Man who runs village smokehouse out of a shed vows to grow the business with just his wife’s help

Phil Hartshorne, who runs the Staithe Smokehouse, in Brancaster Staithe, in Norfolk, England, says he loves what he does and would only want his wife’s help going forward.

It started during the 20th century with a man named Paul Letzer. He started smoking fish locally until his death. The business was then handed over to his son, Simon.

But 12 months ago, Simon wanted to sell up and move to Scotland to take up his passion of fishing.

Mr Hartshorne came to the rescue shortly after when he heard the business may close down for good. At the time, he was working as a barman in the front pub and had been smoking fish as a hobby.

He told Salmon Business: “We sat down, I wanted a change, and I went to work with him for two months, and he showed us the way: looking at the fin, the meat, the oil etc.”

“I approached the owner of the pub and from there we had two small smokehouses built, a little shop was built, and from there it grew.”

He added: “I’m located behind a pub. What used to be a maintenance shed, I’ve taken half of that and turned it into my kitchen, and we’ve had a small shop built at the front. And two brick smokehouses made up for me.”

Staithe Smokehouse salmon Photo: Staithe Smokehouse

The business gets the majority of its salmon from Scotland, with a very small portion coming from Norway.

Mr Hartshorne said: “We get the salmon coming in. We salt the salmon for 12 hours. We then hand wash them.”

“We hang them in our smokehouse for about an hour. And from there, depending on the temperature, we either use oak sawdust or oak shavings or a mix of the two.”

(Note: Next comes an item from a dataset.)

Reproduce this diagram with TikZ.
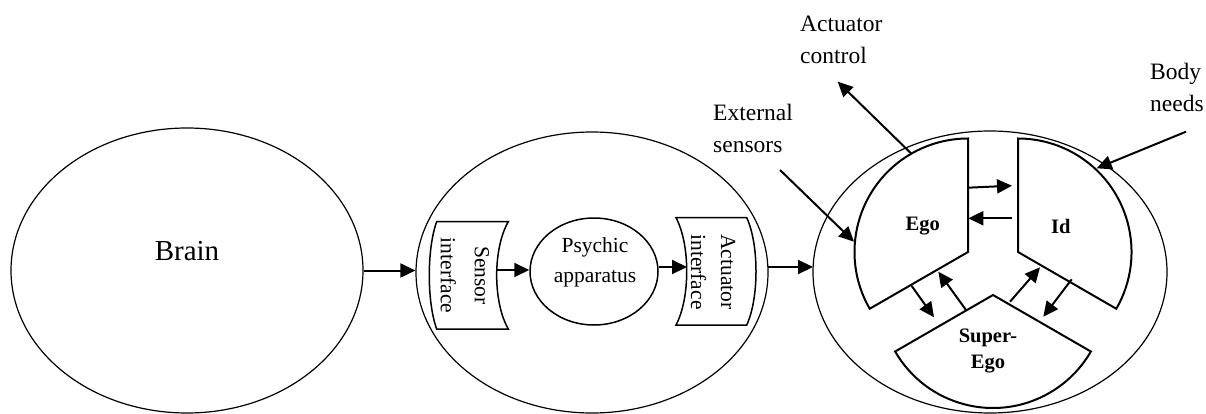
\documentclass[tikz,border=0pt]{standalone}
\usepackage{fontspec}
\setmainfont{Liberation Serif}
\usetikzlibrary{shapes.geometric,arrows.meta}
\begin{document}
\begin{tikzpicture}[x=1pt,y=-1pt,
  bigell/.style={draw, ellipse, line width=1.2pt, minimum width=352pt, minimum height=282pt, inner sep=0pt},
  psyell/.style={draw, ellipse, line width=1.5pt, minimum width=128pt, minimum height=107pt, inner sep=0pt},
  arr/.style={-{Triangle[length=15pt,width=14pt]}, line width=2pt},
  part/.style={draw, line width=2pt, line join=miter},
  iface/.style={draw, line width=1.5pt},
  lbl/.style={font=\fontsize{23.5}{32}\selectfont, align=left, inner sep=0pt},
  itxt/.style={font=\fontsize{21.5}{30}\selectfont, align=center, inner sep=0pt},
  btxt/.style={font=\bfseries\fontsize{20.5}{26}\selectfont, align=center, inner sep=0pt}]
\useasboundingbox (0,0) rectangle (1206,414);

% big ellipses
\node[bigell, minimum height=285pt] (brain) at (187,270.5) {};
\node[font=\fontsize{29}{34}\selectfont, inner sep=0pt] (braintxt) at (187,251) {Brain};
\node[bigell, minimum height=281pt] (mid) at (592,272.5) {};
\node[bigell, minimum width=354pt] (right) at (990,272) {};

% sensor interface
\draw[iface] (436.7,221.7) -- (508.3,221.7)
  .. controls (492.8,248.5) and (492.8,302.2) .. (508.3,329)
  -- (436.7,329)
  .. controls (426.8,302.2) and (426.8,248.5) .. (436.7,221.7) -- cycle;
\node[itxt, rotate=-90, font=\fontsize{21.5}{34}\selectfont] (sens) at (465,275.5) {Sensor\\interface};

% psychic apparatus
\node[psyell] (psy) at (594,271.5) {};
\node[itxt] (psytxt) at (595,262) {Psychic\\apparatus};

% actuator interface
\draw[iface] (676,217.7) -- (746.7,217.7)
  .. controls (759.1,244.5) and (759.1,298.2) .. (746.7,325)
  -- (676,325)
  .. controls (690.3,298.2) and (690.3,244.5) .. (676,217.7) -- cycle;
\node[itxt, rotate=-90] (act) at (713,272) {Actuator\\interface};

% coordinates for connectors
\coordinate (sens-out) at (497,270);
\coordinate (act-in) at (687,267);
\coordinate (mid-out) at (768,267);
\coordinate (right-in) at (813,267);

\draw[arr] (brain.east) -- (brain.east -| mid.west);
\draw[arr] (sens-out) -- (sens-out -| psy.west);
\draw[arr] (act-in -| psy.east) -- (act-in);
\draw[arr] (mid-out) -- (right-in);

% Ego, Id, Super-Ego
\draw[part] (968,138.5) -- (968,252) -- ++(150:113.5) arc[start angle=150, end angle=270, radius=113.5] -- cycle;
\draw[part] (1018,138.5) -- (1018,252) -- ++(30:113.5) arc[start angle=30, end angle=-90, radius=113.5] -- cycle;
\draw[part] (993,295) -- ++(150:113) arc[start angle=150, end angle=30, radius=113] -- cycle;
\node[btxt] (ego) at (922.7,226) {Ego};
\node[btxt] (id) at (1060.7,226) {Id};
\node[btxt] (super) at (988,351) {Super-\\Ego};

% inner arrows
\coordinate (e1) at (968,187.7); \coordinate (i1) at (1012,185.7);
\coordinate (i2) at (1012,218.3); \coordinate (e2) at (968.3,218.3);
\coordinate (e3) at (911.7,286); \coordinate (s3) at (934,317.3);
\coordinate (s4) at (966,310); \coordinate (e4) at (938.3,271.7);
\coordinate (s5) at (1010,301.7); \coordinate (i5) at (1040,267.3);
\coordinate (i6) at (1071.7,279.3); \coordinate (s6) at (1043.3,316.7);
\draw[arr] (e1) -- (i1);
\draw[arr] (i2) -- (e2);
\draw[arr] (e3) -- (s3);
\draw[arr] (s4) -- (e4);
\draw[arr] (s5) -- (i5);
\draw[arr] (i6) -- (s6);

% external labels (base anchor = baseline of last line)
\node[lbl, anchor=base west] (actctl) at (800,63.5) {Actuator\\control};
\node[lbl, anchor=base west] (extsens) at (713,153) {External\\sensors};
\node[lbl, anchor=base west] (body) at (1150,112) {Body\\needs};

\coordinate (ac-from) at (911.7,154);
\coordinate (ac-to) at (837.7,81.7);
\coordinate (es-from) at (780,170);
\coordinate (es-to) at (854,241.7);
\coordinate (bn-from) at (1186,131.7);
\coordinate (bn-to) at (1096.7,168.3);
\draw[arr] (ac-from) -- (ac-to);
\draw[arr] (es-from) -- (es-to);
\draw[arr] (bn-from) -- (bn-to);
\end{tikzpicture}
\end{document}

Like many smokehouses, the weather has been a challenge for Staithe.

He said: “Because we’re cold smoking you’ve got to keep it between forty and thirty degrees. But it can’t be a hot direct 30 degrees. A shady sort of 30 degrees. If it’s 25 degrees outside, you want to add 10 to 15 degrees in the smokehouse. If you then go over your 30 degrees, the salmon turns to mush. It’s neither cooked nor smoked, it’s mushed. We have two smokehouses: the left one burns quicker than the right one. So, we’ve learnt what type of fish we can put in it.”

Growth and his wife’s help
But despite this, Mr Hartshorne vows to continuing growing the business, but in a traditional way with the same style and method.

Mr Hartshorne said: “We’ll grow with more professional packaging, but the style we do now will not change. We have great feedback about our smoked products and our salmon. We are slowly growing, and I’d like to keep the Artisan style.”

Phil and his wife outside Staithe Smokehouse Photo: Staithe Smokehouse

He says if he reaches a certain point of growth, he may want to hire someone from the village, but he’s more likely to just seek his wife’s help.

He said: “My wife is the head chef at the pub. She’s got a nice steady hand, and she slices the salmon for me.”

“Apart from that it’s just me. I enjoy it. My wife helps out. We work long hours. We do delivery days on a Thursday. I enjoy it. I enjoy being busy. I love what I do. I love the smoking part, packing it away.”

“One day, we should be big enough that my wife can give up the chef job and come and work with me full time. Or someone local in the village can come and work with us. I am primarily by myself. I always feel humble when someone says how lovely the salmon is.”

“We care. Through the summer time, we were smoking at 6 o’clock at night, coming back in at 2 or 3 in the morning and then back in at 6 o’ clock. Just to look at the temperature, make sure they were coming along. It’s enjoyable. It’s your business so you put your time into it.”